Support saving data in HDF5 files

lnls-fac / apsuite

Accelerator Physics suite

MIT License

1 stars 2 forks source link

Support saving data in HDF5 files #243

Closed ericonr closed 1 year ago

ericonr commented 1 year ago

There are reasons to prefer saving as pickle, but when processing multiple big data files (FOFB SysId ones, in our case), simply loading them can take a long time, and takes up a lot of memory. Something like h5py can handle the data more efficiently, while still keeping most of the "dict of python values" aspect of pickled data.

This might make sense as a general feature, or specifically for SysId data, we can definitely discuss it :)

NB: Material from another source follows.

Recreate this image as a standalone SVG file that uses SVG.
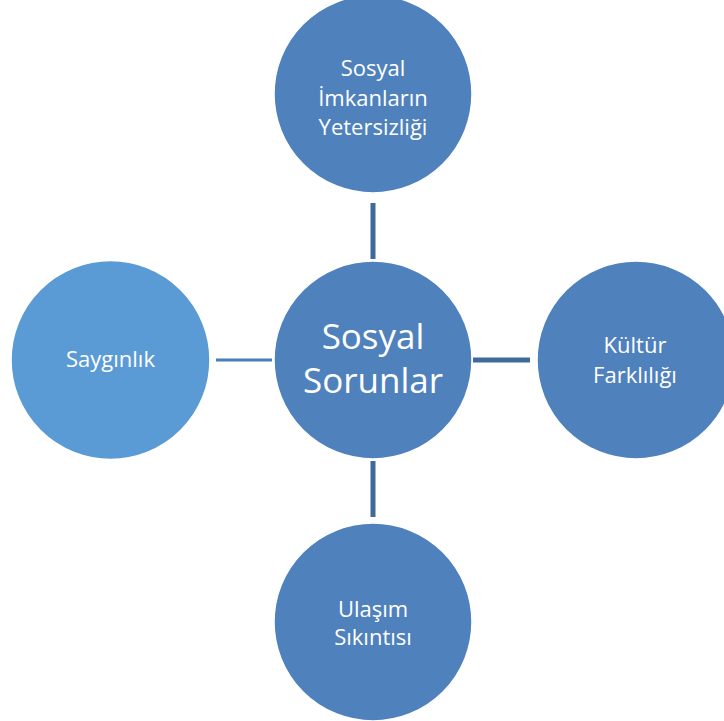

fernandohds564 commented 1 year ago

Nice suggestion, @ericonr! I think it's easy to generalize our saving and loading methods to handle both formats, according to the users' preference.

Just to register, could you provide here an example comparing both data formats in terms of saving and loading times and memory usage?

ericonr commented 1 year ago

Loading and processing 10 files, with 4 processes (multiprocessing):

HDF5: 47s, about 2.6GB of RAM per process
pickle: 1min 48s, about 3.5GB of RAM per process

The RAM difference is likely due to us only using part of the arrays, so the whole file doesn't have to be loaded into RAM (which is an advantage of HDF5).

I haven't measured saving times yet, though.